Welcome to the Pit: Matt Groening’s Life in Hell

« All my life I’ve been torn between frivolity and despair, between the desire to amuse and the desire to annoy, between dread-filled insomnia and a sense of my own goofiness. Just like you, I worry about love and sex and work and suffering and injustice and death, but I also dig drawing bulgy-eyed rabbits with tragic overbites. »Matt Groening

Unlike most of my peers, I didn’t grow up absorbing The Simpsons, probably because I only watched cartoons on videocassettes instead of actual TV. I also somehow managed to skip Futurama (catching up with it years and years later, with great enjoyment). So the work of Matt Groening* (who probably needs no introduction, but you can get one here) was not really familiar to me at all when co-admin RG introduced me to The Big Book of Hell, though of course I was aware of the Simpsons aesthetic, as one would truly have to live under a rock not to be acquainted with it to at least some degree.

*Here’s how to pronounce ‘Grœning’ correctly and impress all your friends.

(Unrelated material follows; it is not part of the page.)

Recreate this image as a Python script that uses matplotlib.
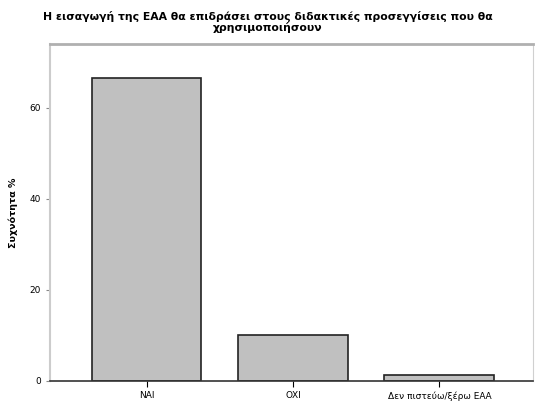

Life in Hell crept into the world in 1977 as a self-published book that Groening, freshly moved to Los Angeles from Portland to pursue his ambition of becoming a writer, would give out to friends. He also sold it for two bucks a pop in Licorice Pizza, one of a chain of record stores operated by James Greenwood. As is often the case, Groening’s cartoonist/writer/producer/animator career kicked off by way of serendipity: in 1978, an editor from the charming WET: The Magazine of Gourmet Bathing liked Life in Hell enough to print a few of its strips. From then on, the strip’s popularity snowballed slowly but steadily (from its first regular weekly appearance in the Los Angeles Reader in 1980, to the huge success of a compilation of LIH’s love-centric cartoons, titled Love Is Hell, in 1984, to the strip’s presence in over 250 newspapers by 1986), which eventually led to The Simpsons. Speaking of the latter, I am now shamelessly going to plug a previous post, namely Tentacle Tuesday: Treehouse of Tentacular Horror.

Here’s a selection from several out-of-print anthologies co-admin RG had handy, namely from Love Is Hell (1984), Work Is Hell (1986), School Is Hell (1987), Childhood Is Hell (1988), and How to Get to Hell (1991).

Personal favourites Akbar and Jeff were apparently introduced so that Groening could incorporate real-life conflicts he had with his girlfriend into the strip without it being too obvious about who was who. When we noticed a couple living across the street (two men always dressed in matching, brightly coloured sportswear) we instantly nicknamed them Akbar and Jeff.